Syarat utama larung tersebut adalah cok bakal dan jenang sengkala. Syarat ini pernah dilanggar pada tahun pada 2007. Ketika itu, sesaji larung kurang lengkap. Alhasil, ritual sesaji yang dilakukan itu hampir membawa bencana.

Apalagi ritual dilakukan di bulan Ruwah yang menurut perhitungan Jawa kurang baik untuk larung sesaji. Untuk mencegah kemungkinan buruk dari marahnya Gunung Kelud, masyarakat setempat pun menggelar selamatan lagi.

Terbukti, tahun 2007 Gu­nung Kelud meletus dengan letusan terakhir bersifat efusif (mengalirkan material), berbeda dari latusan sebelumnya yang bersifat eksplosit (menyemburkan material).

Pada letusan tahun 2007 itu, danau kawah Gunung Kelud yang berwarna hijau berubah menjadi kubah lava yang mengalirkan material berwarna hitam dari dalam perut gunung. Ketinggian kubah ketika itu mencapai 250 meter dengan lebar sekitar 400 meter.

Satu hal lagi, Gunung Kelud ternyata juga mempunyai “kebiasaan” unik. Entah kebetulan atau tidak, namun Gunung Kelud selalu meletus pada hari pasaran Wage, yaitu hari keempat dalam kalender Jawa. Lihatlah, letusan kali ini terjadi pada Kamis (13/2) yang menurut penghitungan masyarakat Jawa sudah masuk Jumat Wage.
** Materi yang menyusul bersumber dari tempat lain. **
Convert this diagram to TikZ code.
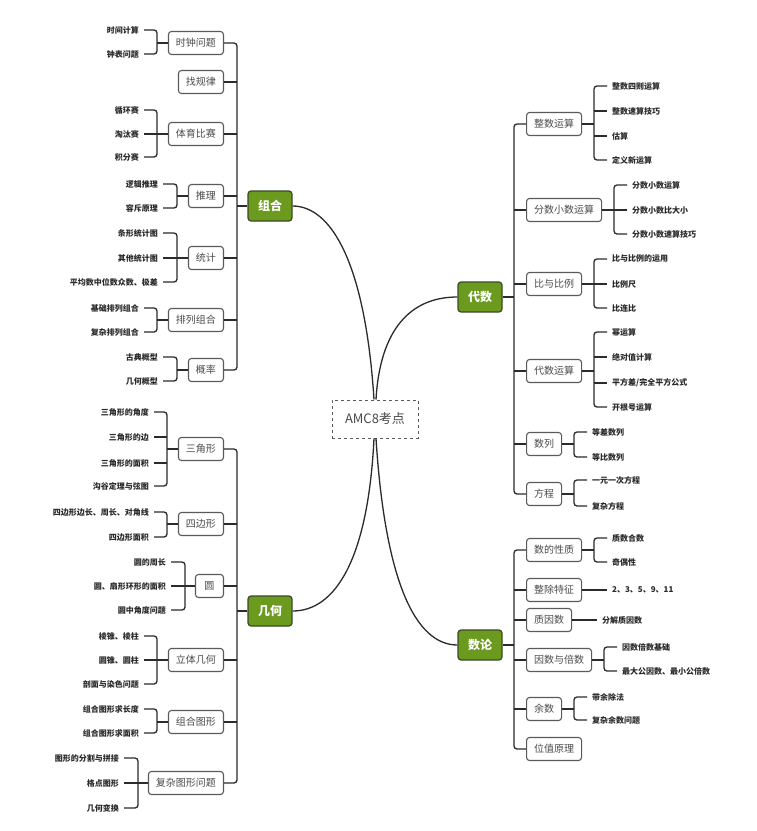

Keunikan lagi, Kelud biasa meletus pada malam hari. Selain itu, sebelum meletus gunung ini selalu memberi tanda dengan suara gemuruh, seolah mengingatkan warga sekitar gunung untuk menyelamatkan diri. Warga setempat juga sudah hapal jika Gunung Kelud akan meletus biasanya ada dua sorot sinar terang masuk ke kawah. Selain itu akan terlihat pula banyak burung gagak berterbangan di pedesaan.

Lebih unik lagi, angka tahun meletusnya Gunung Kelud ini juga menarik karena selalu mengiringi peristiwa besar yang akan, sedang, dan telah terjadi di Tanah Jawa (Indonesia). Letusan besar pada tahun 1951 misalnya, menandai peristiwa pemberontakan Madiun.

Lalu erupsi tahun 1966 seperti menandai terjadinya G30S/ PKI. Nama Gunung Kelud berasal dari Jarwodhosok, yakni dari kata “ke” (kebak) dan “lud” (ludira). Artinya, jika gunung ini murka akan bisa merenggut banyak korban. Banyak warga setempat yang percaya bahwa kawah Gunung Kelud dijaga sepasang buaya putih. (Dari berbagai sumber).